The Yale Book of Quotations
- Editor: Fred R. Shapiro
- Publication date: 2006
- Pages: 1067
- ISBN: 978-0-300-10798-2

= The Yale Book of Quotations =

American literary work

The Yale Book of Quotations is a quotations collection focusing on modern and American quotations. Edited by Fred R. Shapiro, it was published by Yale University Press in 2006 with a foreword by Joseph Epstein, ISBN 978-0-300-10798-2. Prior to publication it was referred to by its working title, The Yale Dictionary of Quotations. The book presents over 12,000 quotations on 1,067 pages. It is arranged alphabetically by author (or, for some quotations, by quotation type), with some information as to the source of each quotation and, where the editor deems this relevant, cross-references to other quotations. A keyword index allows the reader to generally find quotations by significant words in the quotations.

It was succeeded in 2021 by the revised and expanded New Yale Book of Quotations.

== Different focus ==
As described in its introduction, The Yale Book of Quotations is characterized by its greater focus, relative to its nearest competitors, Bartlett's Familiar Quotations and The Oxford Dictionary of Quotations, on modern American quotations, including those that do not have conventional literary sources. These include quotations from politicians, judges, journalists, sportscasters, athletes, screenwriters, songwriters, and anonymous sources.
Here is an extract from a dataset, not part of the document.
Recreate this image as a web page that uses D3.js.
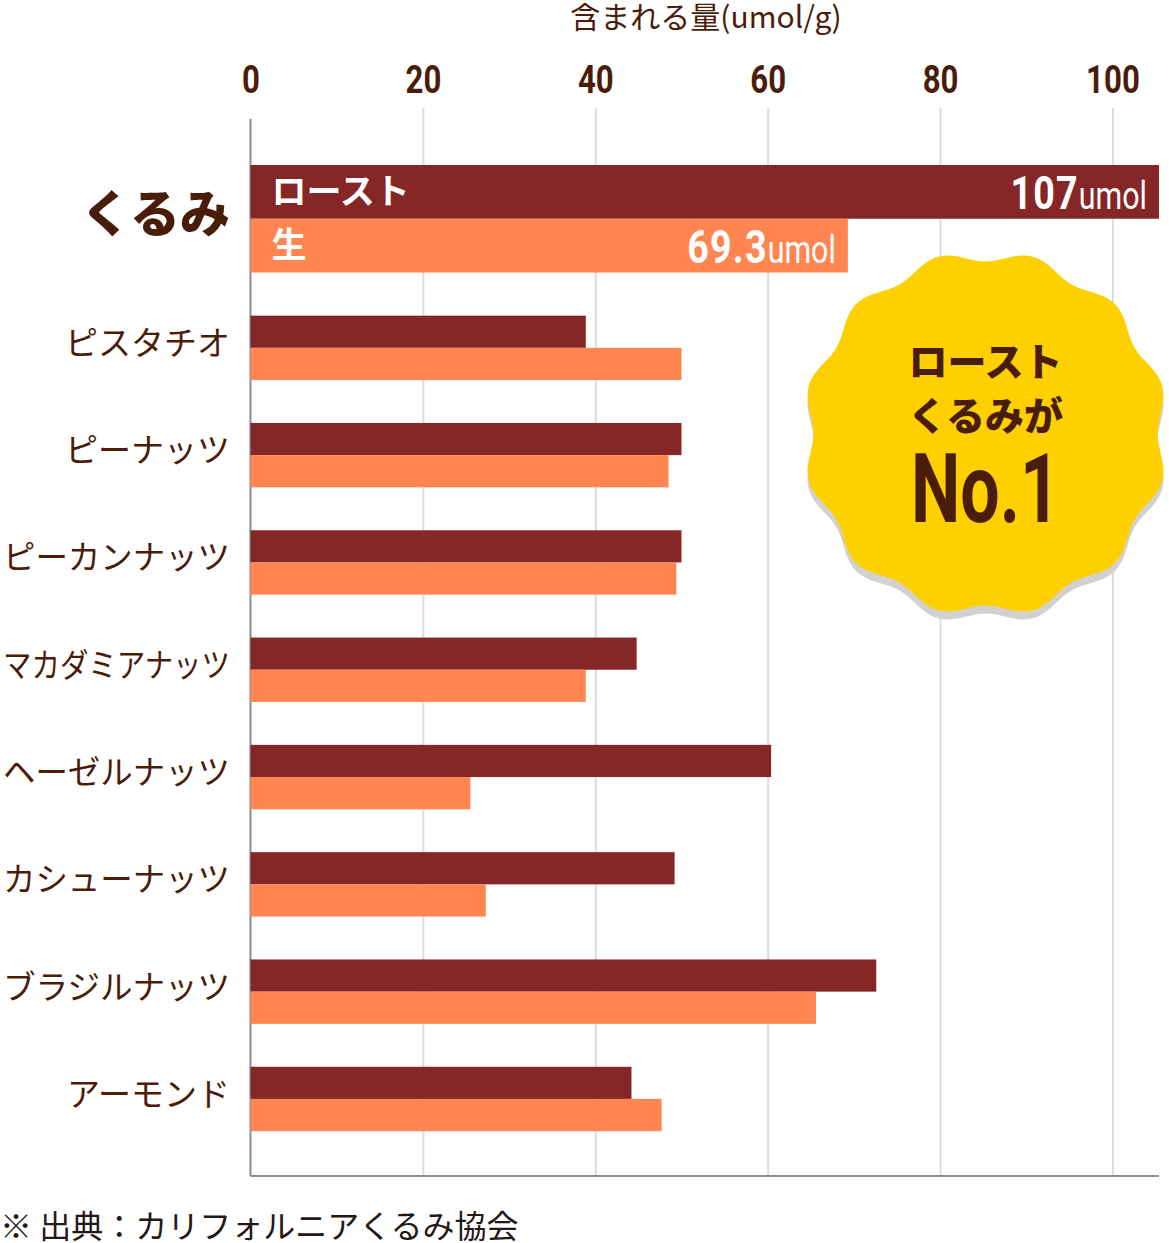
<!DOCTYPE html>
<html>
  <head>
    <meta charset="utf-8" />
    <title>含まれる量</title>
    <script src="https://d3js.org/d3.v7.min.js"></script>
    <style>
      body { margin: 0; background: #fff; }
      svg { display: block; }
    </style>
  </head>
  <body>
    <svg id="chart" width="1169" height="1243"></svg>

    <script>
      // Datos
      const walnutName = "くるみ";
      const walnutRoast = 107;
      const walnutRaw = 69.3;
      const categories = ["ピスタチオ", "ピーナッツ", "ピーカンナッツ", "マカダミアナッツ", "ヘーゼルナッツ", "カシューナッツ", "ブラジルナッツ", "アーモンド"];
      const roastValues = [38.9, 50.0, 50.0, 44.8, 60.4, 49.2, 72.6, 44.2];
      const rawValues = [50.0, 48.5, 49.4, 38.9, 25.5, 27.3, 65.6, 47.7];
      const seriesNames = ["ロースト", "生"];
      const xTicks = [0, 20, 40, 60, 80, 100];
      const unit = "umol";
      const axisTitle = "含まれる量(umol/g)";
      const badgeLines = ["ロースト", "くるみが", "No.1"];
      const footnote = "※ 出典：カリフォルニアくるみ協会";

      const brown = "#4a1c0a";
      const colors = { roast: "#862727", raw: "#ff8551" };
      const jp = "'Noto Sans CJK JP', 'Noto Sans', sans-serif";
      const cond = "Roboto, 'Noto Sans', sans-serif";

      const svg = d3.select("#chart");
      const gridTop = 108, gridBottom = 1176;
      const labelRight = 230, labelMaxWidth = 227;

      // Escalas
      const x = d3.scaleLinear().domain([0, 105.4]).range([250.5, 1159]).clamp(true);
      const yWalnut = d3.scaleBand().domain([walnutName]).range([165, 272.5]);
      const y = d3.scaleBand().domain(categories).range([294.2, 1152.6]).paddingInner(0.4).paddingOuter(0.2);
      const inner = d3.scaleBand().domain(["roast", "raw"]);

      // Título del eje
      svg.append("text")
        .attr("x", 706).attr("y", 28)
        .attr("text-anchor", "middle")
        .attr("font-family", jp).attr("font-size", 30)
        .attr("fill", brown)
        .text(axisTitle);

      // Líneas de cuadrícula
      const grid = svg.append("g")
        .attr("transform", `translate(0,${gridTop})`)
        .call(d3.axisBottom(x).tickValues(xTicks.slice(1)).tickSize(gridBottom - gridTop).tickFormat(""));
      grid.select(".domain").remove();
      grid.selectAll("line").attr("stroke", "#dcdcdc").attr("stroke-width", 2);

      // Etiquetas del eje x (arriba)
      const xAxis = svg.append("g")
        .attr("transform", "translate(0,93)")
        .call(d3.axisTop(x).tickValues(xTicks).tickSize(0).tickPadding(0));
      xAxis.select(".domain").remove();
      xAxis.selectAll("text")
        .attr("font-family", cond).attr("font-weight", 700).attr("font-size", 39)
        .attr("fill", brown)
        .attr("transform", "scale(0.8,1)");

      // Ejes
      svg.append("line")
        .attr("x1", x(0)).attr("x2", x(0)).attr("y1", 119).attr("y2", gridBottom)
        .attr("stroke", "#8e8e8e").attr("stroke-width", 2);
      svg.append("line")
        .attr("x1", x(0)).attr("x2", x.range()[1]).attr("y1", gridBottom).attr("y2", gridBottom)
        .attr("stroke", "#8e8e8e").attr("stroke-width", 2);

      // Barras de くるみ
      inner.range([0, yWalnut.bandwidth()]);
      const walnutRows = [
        { key: "roast", name: seriesNames[0], value: walnutRoast },
        { key: "raw", name: seriesNames[1], value: walnutRaw },
      ];
      const wg = svg.append("g").attr("transform", `translate(0,${yWalnut(walnutName)})`);
      wg.selectAll("rect").data(walnutRows).join("rect")
        .attr("x", x(0)).attr("y", (d) => inner(d.key))
        .attr("width", (d) => x(d.value) - x(0))
        .attr("height", inner.bandwidth())
        .attr("fill", (d) => colors[d.key]);
      wg.selectAll("text.series").data(walnutRows).join("text")
        .attr("class", "series")
        .attr("x", x(0) + 21).attr("y", (d) => inner(d.key) + inner.bandwidth() / 2)
        .attr("dy", "0.36em")
        .attr("font-family", jp).attr("font-weight", 700).attr("font-size", 35)
        .attr("fill", "#fff")
        .text((d) => d.name);
      const vals = wg.selectAll("text.val").data(walnutRows).join("text")
        .attr("class", "val")
        .attr("text-anchor", "end")
        .attr("transform", (d) => `translate(${x(d.value) - 12},${inner(d.key) + inner.bandwidth() - 10}) scale(0.8,1)`)
        .attr("fill", "#fff");
      vals.append("tspan")
        .attr("font-family", cond).attr("font-weight", 700).attr("font-size", 47)
        .attr("letter-spacing", 1.5)
        .text((d) => d.value);
      vals.append("tspan")
        .attr("font-family", cond).attr("font-weight", 400).attr("font-size", 38)
        .text(unit);

      svg.append("text")
        .attr("x", labelRight).attr("y", yWalnut(walnutName) + yWalnut.bandwidth() / 2 - 5)
        .attr("dy", "0.36em")
        .attr("text-anchor", "end")
        .attr("font-family", jp).attr("font-weight", 900).attr("font-size", 50)
        .attr("fill", brown)
        .text(walnutName);

      // Barras del resto de frutos secos
      inner.range([0, y.bandwidth()]);
      const rows = categories.map((c, i) => ({ cat: c, roast: roastValues[i], raw: rawValues[i] }));
      const groups = svg.append("g").selectAll("g").data(rows).join("g")
        .attr("transform", (d) => `translate(0,${y(d.cat)})`);
      groups.selectAll("rect")
        .data((d) => ["roast", "raw"].map((k) => ({ key: k, value: d[k] })))
        .join("rect")
        .attr("x", x(0)).attr("y", (d) => inner(d.key))
        .attr("width", (d) => x(d.value) - x(0))
        .attr("height", inner.bandwidth())
        .attr("fill", (d) => colors[d.key]);
      groups.append("text")
        .attr("x", labelRight).attr("y", y.bandwidth() / 2 - 5)
        .attr("dy", "0.36em")
        .attr("text-anchor", "end")
        .attr("font-family", jp).attr("font-size", 33)
        .attr("fill", brown)
        .text((d) => d.cat)
        .each(function () {
          // Las etiquetas largas se comprimen para caber en el margen
          if (this.getComputedTextLength() > labelMaxWidth) {
            d3.select(this).attr("textLength", labelMaxWidth).attr("lengthAdjust", "spacingAndGlyphs");
          }
        });

      // Insignia "No.1"
      const bx = 985.5, by = 433.5;
      const wavy = d3.lineRadial()
        .angle((d) => (d * Math.PI) / 180)
        .radius((d) => 177.5 - 5.5 * Math.cos((12 * d * Math.PI) / 180))
        .curve(d3.curveCardinalClosed);
      const angles = d3.range(0, 360, 3);
      svg.append("path")
        .attr("transform", `translate(${bx},${by + 8})`)
        .attr("d", wavy(angles))
        .attr("fill", "#d3d0d0");
      svg.append("path")
        .attr("transform", `translate(${bx},${by})`)
        .attr("d", wavy(angles))
        .attr("fill", "#ffd000");
      const badge = svg.append("g").attr("transform", `translate(${bx},0)`);
      badge.selectAll("text.jp").data(badgeLines.slice(0, 2)).join("text")
        .attr("class", "jp")
        .attr("y", (d, i) => 376 + i * 54)
        .attr("text-anchor", "middle")
        .attr("font-family", jp).attr("font-weight", 900).attr("font-size", 39)
        .attr("fill", brown)
        .text((d) => d);
      badge.append("text")
        .attr("transform", "translate(0,522) scale(0.72,1)")
        .attr("text-anchor", "middle")
        .attr("font-family", cond).attr("font-weight", 700).attr("font-size", 97)
        .attr("fill", brown)
        .text(badgeLines[2]);

      // Nota al pie
      svg.append("text")
        .attr("x", 0).attr("y", 1238)
        .attr("font-family", jp).attr("font-size", 32)
        .attr("fill", "#231815")
        .text(footnote);
    </script>
  </body>
</html>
There are special sections for some kinds of quotations, including advertising slogans, film lines, folk and anonymous songs, political slogans, proverbs, and television catchphrases. There is also coverage of traditional literary sources. There are, for example, 400 quotations from the Bible, 106 quotations from Charles Dickens, 127 quotations from T. S. Eliot, 153 quotations from Mark Twain, and 455 quotations from William Shakespeare. This coverage is less extensive than that offered by Bartletts, which provides 1,642 quotations from the Bible and 1,906 from Shakespeare.

== Research into origins ==
The Yale Book of Quotations introduction describes the editor's attempts at research to identify many famous quotations, trace them to their original sources as far as possible, and record those sources as precisely and accurately as he could. In compiling the book, Shapiro made extensive use of online databases to find earlier or more precise information about quotations. He also used the Stumpers network of reference librarians and other research professionals; and the American Dialect Society electronic mailing list, as well as traditional library research. Shapiro claims that, to ensure that famous quotations were included, he reviewed more than a thousand previous quotations collections and other types of anthologies, read the alt.quotations newsgroup and other Internet and online resources for a while, and consulted experts on famous authors and types of literature.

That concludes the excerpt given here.